[START TASK INPUT]

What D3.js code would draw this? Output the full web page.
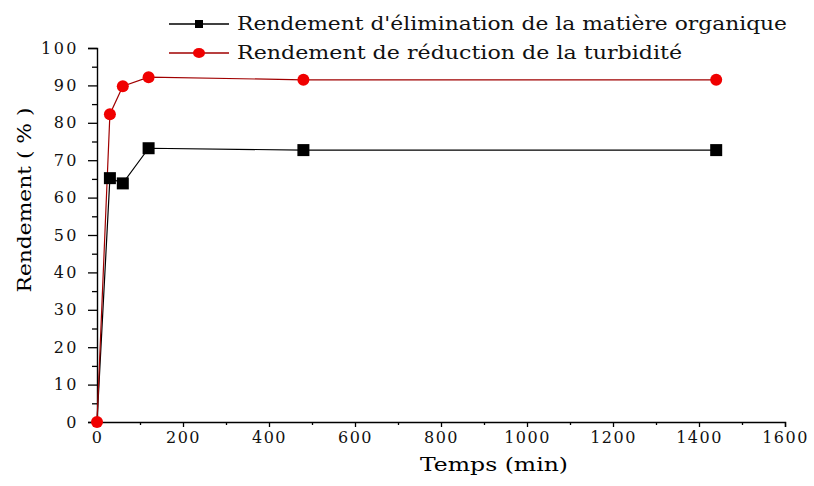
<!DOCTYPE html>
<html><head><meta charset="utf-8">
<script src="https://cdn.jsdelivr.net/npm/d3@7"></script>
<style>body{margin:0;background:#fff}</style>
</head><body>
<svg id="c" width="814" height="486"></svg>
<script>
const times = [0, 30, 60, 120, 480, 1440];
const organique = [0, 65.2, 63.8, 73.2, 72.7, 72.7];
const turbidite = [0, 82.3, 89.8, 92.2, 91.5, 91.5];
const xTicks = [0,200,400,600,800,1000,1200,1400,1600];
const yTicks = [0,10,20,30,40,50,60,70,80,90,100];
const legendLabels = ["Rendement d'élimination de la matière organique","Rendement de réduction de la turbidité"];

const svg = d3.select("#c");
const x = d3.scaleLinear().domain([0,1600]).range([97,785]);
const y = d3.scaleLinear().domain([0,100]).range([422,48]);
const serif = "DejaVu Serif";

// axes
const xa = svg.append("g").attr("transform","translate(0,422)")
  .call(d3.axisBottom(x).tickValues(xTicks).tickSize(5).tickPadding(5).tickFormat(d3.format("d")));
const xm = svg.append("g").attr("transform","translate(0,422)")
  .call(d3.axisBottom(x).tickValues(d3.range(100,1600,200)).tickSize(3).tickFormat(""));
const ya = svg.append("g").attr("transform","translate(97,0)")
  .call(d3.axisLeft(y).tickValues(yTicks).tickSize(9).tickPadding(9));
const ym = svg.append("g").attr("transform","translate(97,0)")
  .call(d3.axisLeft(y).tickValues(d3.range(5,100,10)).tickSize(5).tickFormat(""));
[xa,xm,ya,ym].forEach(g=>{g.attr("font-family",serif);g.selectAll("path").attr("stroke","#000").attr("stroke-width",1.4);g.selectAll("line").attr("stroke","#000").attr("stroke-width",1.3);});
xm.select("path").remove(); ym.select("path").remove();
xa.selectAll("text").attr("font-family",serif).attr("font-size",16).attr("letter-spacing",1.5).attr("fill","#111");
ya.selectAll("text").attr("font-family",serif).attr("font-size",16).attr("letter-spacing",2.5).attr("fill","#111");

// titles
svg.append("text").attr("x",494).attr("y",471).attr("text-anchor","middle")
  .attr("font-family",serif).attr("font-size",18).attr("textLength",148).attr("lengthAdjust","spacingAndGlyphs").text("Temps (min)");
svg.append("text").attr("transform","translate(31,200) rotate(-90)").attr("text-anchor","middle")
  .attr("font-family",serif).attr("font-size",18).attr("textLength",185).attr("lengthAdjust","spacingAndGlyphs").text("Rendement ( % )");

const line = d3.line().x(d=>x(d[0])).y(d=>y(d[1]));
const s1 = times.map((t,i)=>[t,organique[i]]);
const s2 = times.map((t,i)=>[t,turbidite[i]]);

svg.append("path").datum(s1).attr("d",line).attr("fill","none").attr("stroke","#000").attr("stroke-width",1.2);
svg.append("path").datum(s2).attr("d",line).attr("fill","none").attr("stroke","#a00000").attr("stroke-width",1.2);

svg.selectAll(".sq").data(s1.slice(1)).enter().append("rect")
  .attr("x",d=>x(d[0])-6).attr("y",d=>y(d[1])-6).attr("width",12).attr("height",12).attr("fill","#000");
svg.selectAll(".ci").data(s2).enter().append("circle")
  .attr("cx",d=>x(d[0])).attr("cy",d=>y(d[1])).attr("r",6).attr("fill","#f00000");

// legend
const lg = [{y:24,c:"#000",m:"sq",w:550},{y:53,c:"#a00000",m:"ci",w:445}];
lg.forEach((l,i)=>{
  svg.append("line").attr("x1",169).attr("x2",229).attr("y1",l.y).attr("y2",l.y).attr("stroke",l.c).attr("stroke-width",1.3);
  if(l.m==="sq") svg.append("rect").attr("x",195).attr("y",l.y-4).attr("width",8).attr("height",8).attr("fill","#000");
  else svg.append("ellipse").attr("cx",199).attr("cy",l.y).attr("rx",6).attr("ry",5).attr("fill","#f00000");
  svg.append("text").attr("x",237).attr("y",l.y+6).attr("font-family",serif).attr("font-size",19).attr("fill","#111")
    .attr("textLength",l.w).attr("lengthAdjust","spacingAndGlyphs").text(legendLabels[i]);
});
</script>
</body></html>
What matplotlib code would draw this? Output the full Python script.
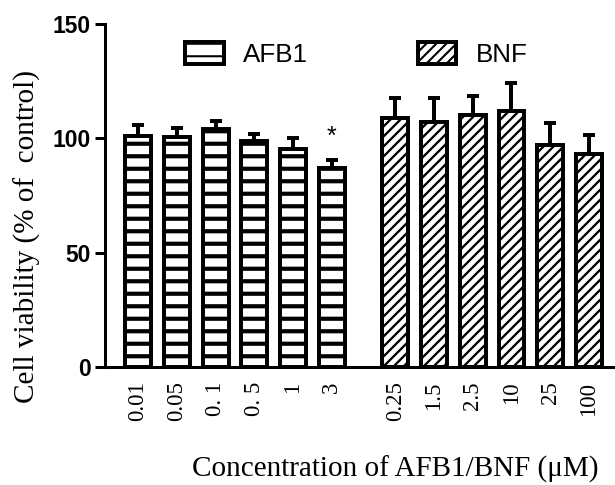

[END TASK INPUT]

**TASK OBJECTIVE:**
Write the entries above out in full, exactly, with no images.

**RIGHT ANSWER:**
What D3.js code would draw this? Output the full web page.
<!DOCTYPE html>
<html><head><meta charset="utf-8">
<script src="https://cdn.jsdelivr.net/npm/d3@7"></script>
<style>body{margin:0;background:#fff}</style>
</head><body>
<svg id="c" width="814" height="486"></svg>
<script>
const times = [0, 30, 60, 120, 480, 1440];
const organique = [0, 65.2, 63.8, 73.2, 72.7, 72.7];
const turbidite = [0, 82.3, 89.8, 92.2, 91.5, 91.5];
const xTicks = [0,200,400,600,800,1000,1200,1400,1600];
const yTicks = [0,10,20,30,40,50,60,70,80,90,100];
const legendLabels = ["Rendement d'élimination de la matière organique","Rendement de réduction de la turbidité"];

const svg = d3.select("#c");
const x = d3.scaleLinear().domain([0,1600]).range([97,785]);
const y = d3.scaleLinear().domain([0,100]).range([422,48]);
const serif = "DejaVu Serif";

// axes
const xa = svg.append("g").attr("transform","translate(0,422)")
  .call(d3.axisBottom(x).tickValues(xTicks).tickSize(5).tickPadding(5).tickFormat(d3.format("d")));
const xm = svg.append("g").attr("transform","translate(0,422)")
  .call(d3.axisBottom(x).tickValues(d3.range(100,1600,200)).tickSize(3).tickFormat(""));
const ya = svg.append("g").attr("transform","translate(97,0)")
  .call(d3.axisLeft(y).tickValues(yTicks).tickSize(9).tickPadding(9));
const ym = svg.append("g").attr("transform","translate(97,0)")
  .call(d3.axisLeft(y).tickValues(d3.range(5,100,10)).tickSize(5).tickFormat(""));
[xa,xm,ya,ym].forEach(g=>{g.attr("font-family",serif);g.selectAll("path").attr("stroke","#000").attr("stroke-width",1.4);g.selectAll("line").attr("stroke","#000").attr("stroke-width",1.3);});
xm.select("path").remove(); ym.select("path").remove();
xa.selectAll("text").attr("font-family",serif).attr("font-size",16).attr("letter-spacing",1.5).attr("fill","#111");
ya.selectAll("text").attr("font-family",serif).attr("font-size",16).attr("letter-spacing",2.5).attr("fill","#111");

// titles
svg.append("text").attr("x",494).attr("y",471).attr("text-anchor","middle")
  .attr("font-family",serif).attr("font-size",18).attr("textLength",148).attr("lengthAdjust","spacingAndGlyphs").text("Temps (min)");
svg.append("text").attr("transform","translate(31,200) rotate(-90)").attr("text-anchor","middle")
  .attr("font-family",serif).attr("font-size",18).attr("textLength",185).attr("lengthAdjust","spacingAndGlyphs").text("Rendement ( % )");

const line = d3.line().x(d=>x(d[0])).y(d=>y(d[1]));
const s1 = times.map((t,i)=>[t,organique[i]]);
const s2 = times.map((t,i)=>[t,turbidite[i]]);

svg.append("path").datum(s1).attr("d",line).attr("fill","none").attr("stroke","#000").attr("stroke-width",1.2);
svg.append("path").datum(s2).attr("d",line).attr("fill","none").attr("stroke","#a00000").attr("stroke-width",1.2);

svg.selectAll(".sq").data(s1.slice(1)).enter().append("rect")
  .attr("x",d=>x(d[0])-6).attr("y",d=>y(d[1])-6).attr("width",12).attr("height",12).attr("fill","#000");
svg.selectAll(".ci").data(s2).enter().append("circle")
  .attr("cx",d=>x(d[0])).attr("cy",d=>y(d[1])).attr("r",6).attr("fill","#f00000");

// legend
const lg = [{y:24,c:"#000",m:"sq",w:550},{y:53,c:"#a00000",m:"ci",w:445}];
lg.forEach((l,i)=>{
  svg.append("line").attr("x1",169).attr("x2",229).attr("y1",l.y).attr("y2",l.y).attr("stroke",l.c).attr("stroke-width",1.3);
  if(l.m==="sq") svg.append("rect").attr("x",195).attr("y",l.y-4).attr("width",8).attr("height",8).attr("fill","#000");
  else svg.append("ellipse").attr("cx",199).attr("cy",l.y).attr("rx",6).attr("ry",5).attr("fill","#f00000");
  svg.append("text").attr("x",237).attr("y",l.y+6).attr("font-family",serif).attr("font-size",19).attr("fill","#111")
    .attr("textLength",l.w).attr("lengthAdjust","spacingAndGlyphs").text(legendLabels[i]);
});
</script>
</body></html>
What matplotlib code would draw this? Output the full Python script.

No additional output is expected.